After being stabilized in Vietnam, Roy Benavidez was moved to the Army Medical Center at Fort Sam Houston, with over thirty wounds. While he was there, General William C. Westmoreland, the Chief of Staff of the Army, flew to Fort Sam and awarded Roy the Distinguished Service Cross.
Roy had a mentor and friend from Special Forces training who was killed while in Detachment B-56. Roy couldn’t find out much about how he died, because most of what B-56 did was classified, but Green Berets talk to Green Berets. I can tell you from personal experience, spend a little money and a few nights at the Special Forces Playboy Club at Nha Trang, the SF headquarters, and you could get a lot of information. Roy requested and got an assignment to B-56 and soon acquired a reputation for being a stand up fearless guy in action. Everyone in SF had a radio call sign not associated with their real name. Roy’s was Tango Mike/Mike. That mean Mexican, but Roy was only half Mexican, his mother was a Yaqui Indian. The Yaqui were the fiercest Indian tribe in North America, even the Apache would not enter Yaqui lands.

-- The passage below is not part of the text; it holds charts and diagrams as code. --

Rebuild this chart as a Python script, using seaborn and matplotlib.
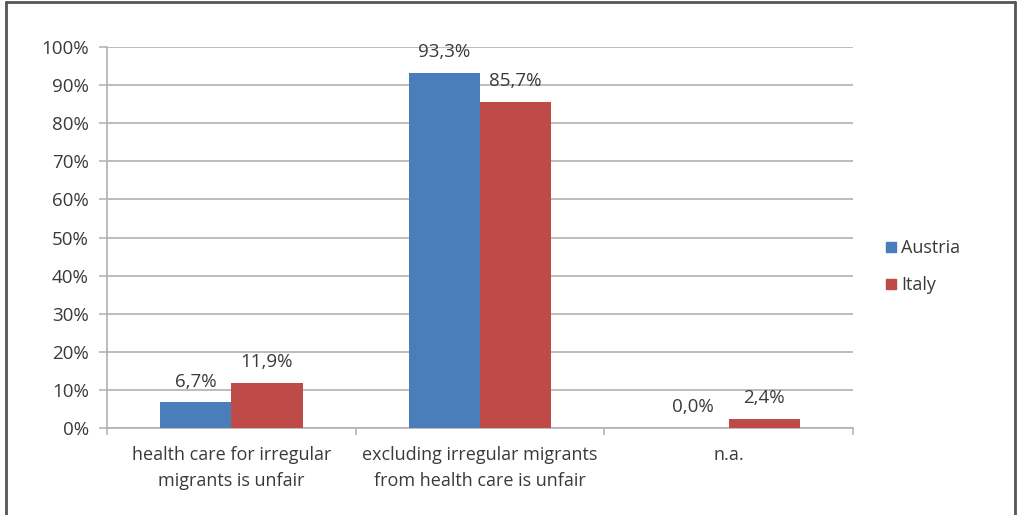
import matplotlib
matplotlib.use("Agg")
import matplotlib.pyplot as plt
from matplotlib.lines import Line2D
from matplotlib.ticker import FixedLocator, PercentFormatter
import pandas as pd
import seaborn as sns

categories = [
    "health care for irregular\nmigrants is unfair",
    "excluding irregular migrants\nfrom health care is unfair",
    "n.a.",
]
countries = ["Austria", "Italy"]
austria = [6.7, 93.3, 0.0]
italy = [11.9, 85.7, 2.4]
colors = ["#4A7EBB", "#BE4B48"]

df = pd.DataFrame({
    "category": categories * 2,
    "country": ["Austria"] * 3 + ["Italy"] * 3,
    "share": austria + italy,
})

sns.set_theme(style="white")
plt.rcParams["font.family"] = ["Open Sans", "DejaVu Sans"]
text_color = "#3A3A3A"
grid_color = "#B5AFAF"

fig = plt.figure(figsize=(10.17, 5.15), dpi=100)
ax = fig.add_axes([0.1052, 0.1689, 0.7335, 0.7398])

sns.barplot(data=df, x="category", y="share", hue="country",
            palette=colors, width=0.573, saturation=1, ax=ax,
            legend=False, zorder=3, linewidth=0, edgecolor="none")

ax.set_ylim(0, 100)
ax.set_xlim(-0.5, 2.5)
ax.yaxis.set_major_locator(FixedLocator(range(0, 101, 10)))
ax.yaxis.set_major_formatter(PercentFormatter(decimals=0))
ax.grid(axis="y", color=grid_color, linewidth=1.2, zorder=0)
ax.set_xlabel("")
ax.set_ylabel("")

# boundary ticks between categories, labels on minor ticks at centers
ax.xaxis.set_major_locator(FixedLocator([-0.5, 0.5, 1.5, 2.5]))
ax.xaxis.set_minor_locator(FixedLocator([0, 1, 2]))
ax.set_xticklabels([""] * 4)
ax.set_xticklabels(categories, minor=True, linespacing=1.55)
ax.tick_params(axis="x", which="major", length=5, width=1.1,
               color=grid_color, direction="out", bottom=True)
ax.tick_params(axis="x", which="minor", length=0, pad=13,
               labelsize=13, labelcolor=text_color)
ax.tick_params(axis="y", length=6, width=1.1, color=grid_color,
               direction="out", left=True, labelsize=13.5,
               labelcolor=text_color, pad=7)

for side in ["top", "right"]:
    ax.spines[side].set_visible(False)
ax.spines["left"].set_color(grid_color)
ax.spines["bottom"].set_color(grid_color)
ax.spines["left"].set_linewidth(1.2)
ax.spines["bottom"].set_linewidth(1.2)

# value labels above each bar
for container in ax.containers:
    for bar in container:
        h = bar.get_height()
        ax.annotate(f"{h:.1f}".replace(".", ",") + "%",
                    (bar.get_x() + bar.get_width() / 2, h),
                    xytext=(0, 15), textcoords="offset points",
                    ha="center", va="center", fontsize=13.5,
                    color=text_color)

handles = [Line2D([0], [0], marker="s", linestyle="", markersize=7,
                  markerfacecolor=c, markeredgecolor=c) for c in colors]
fig.legend(handles, countries, loc="center left",
           bbox_to_anchor=(0.849, 0.482), frameon=False, fontsize=13,
           labelcolor=text_color, handletextpad=0.0, labelspacing=1.05,
           handlelength=1.2)

# frame around the figure (no bottom edge)
frame_kw = dict(color="#555555", linewidth=2, transform=fig.transFigure)
fig.add_artist(Line2D([0.006, 0.006], [0, 0.996], **frame_kw))
fig.add_artist(Line2D([0.998, 0.998], [0, 0.996], **frame_kw))
fig.add_artist(Line2D([0.006, 0.998], [0.996, 0.996], **frame_kw))

fig.savefig("out.png", dpi=100)
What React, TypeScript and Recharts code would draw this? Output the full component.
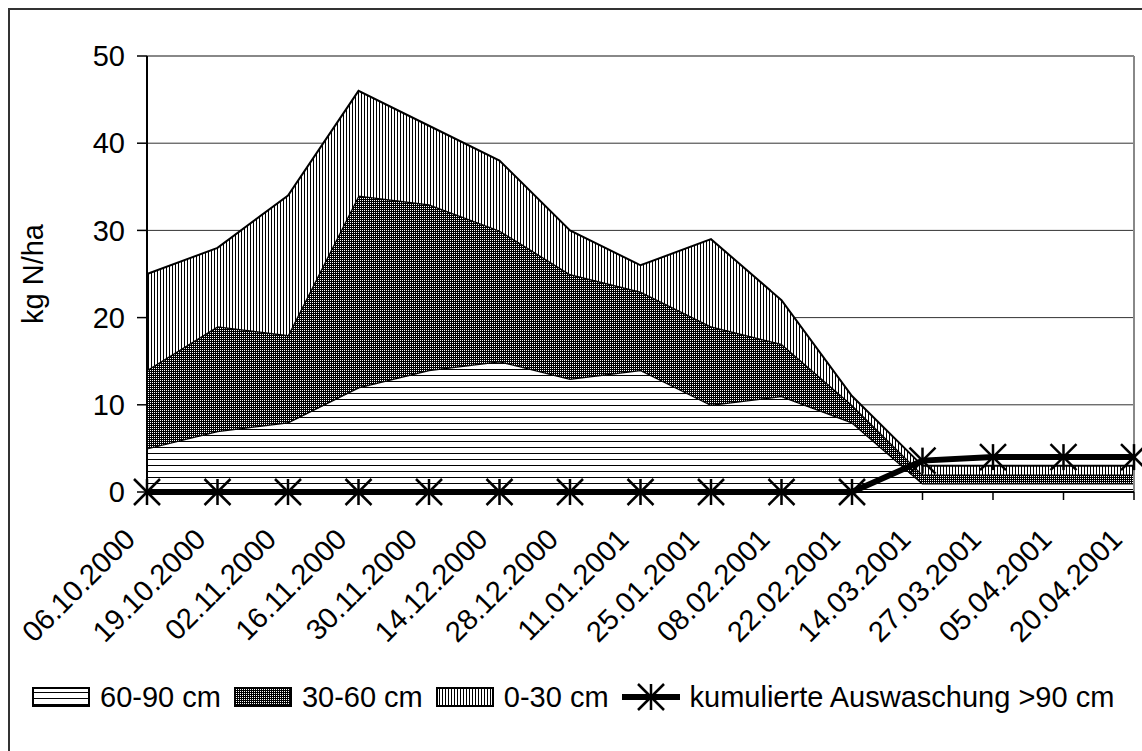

Roy retired from the Army in 1976, and after the Medal of Honor presentation in 1981 he became a motivational speaker to school students. He was in demand all over the world, and many of his speeches are still on youtube. He wrote a book about his life titled, “Medal of Honor – One man’s journey from poverty and prejudice.” He once said; “Faith and perseverance will win out over sheer ability every time.”
Roy died from diabetes complications November 29th 1998. He was 63. He is buried in the Fort Sam Houston National Military Cemetary.